Among Christians, we debate about how much of the biblical record we believe literally, but we tend to overlook how much of the lives recorded therein serve as a metaphor for our lives and the life around us. Science confirms that rebirth is an ongoing process. Every cell in our bodies is replaced at least every 7 years, so we are entirely remade many times over the course of our lives. Jesus talks about wheat in the passage from John 12. He says unless a grain of wheat falls into the ground and “dies,” it will forever remain only a single grain of wheat. Once the seed dies, however, it grows into a plant that forms a seed head with hundreds of grains of wheat. When those grains fall to the earth and die, thousands of grains of wheat result. Knowing that, did the initial grain of wheat die, or did it transform its existence? Clearly, it was transformed, and so are we whenever a part of us dies. When Jesus rose from the dead, he was not the same person in the same body. He was transformed. Even his own disciples did not recognize him until he spoke.
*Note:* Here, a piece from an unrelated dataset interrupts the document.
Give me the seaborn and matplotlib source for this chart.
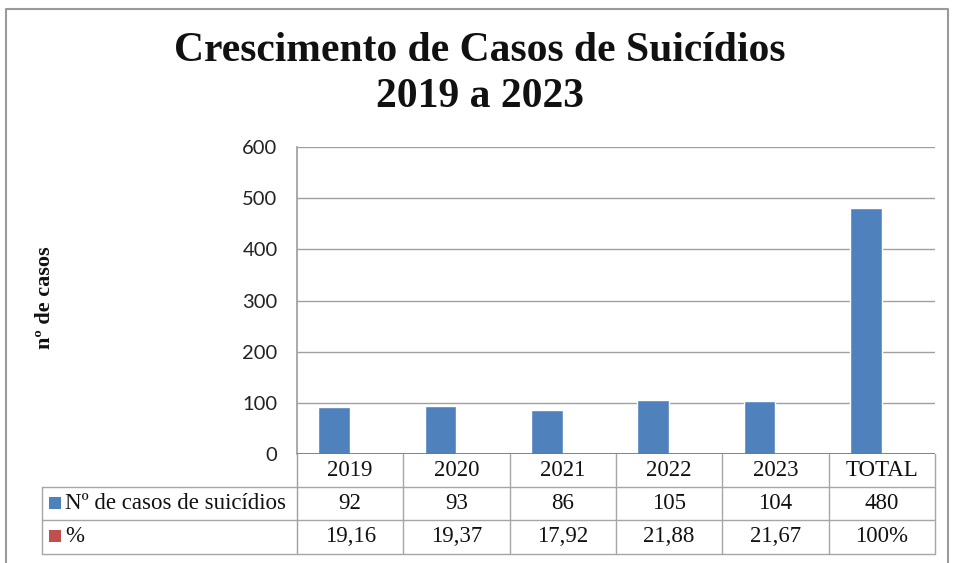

The moral of resurrection is that change is good and necessary. New life cannot begin until an old life passes away. This is rebirth, and death is its prerequisite. It is what provides second chances and new starts. Much as we may feel safe and secure in our current life, nothing remains the same for long. We are designed for change, and we are led into numerous transformations over the course of a lifetime. We can change willingly, or we can go kicking and screaming. Either way, we will die to our old self and be reborn to a new one.

Resurrection is a reoccurring reality. How did I miss that?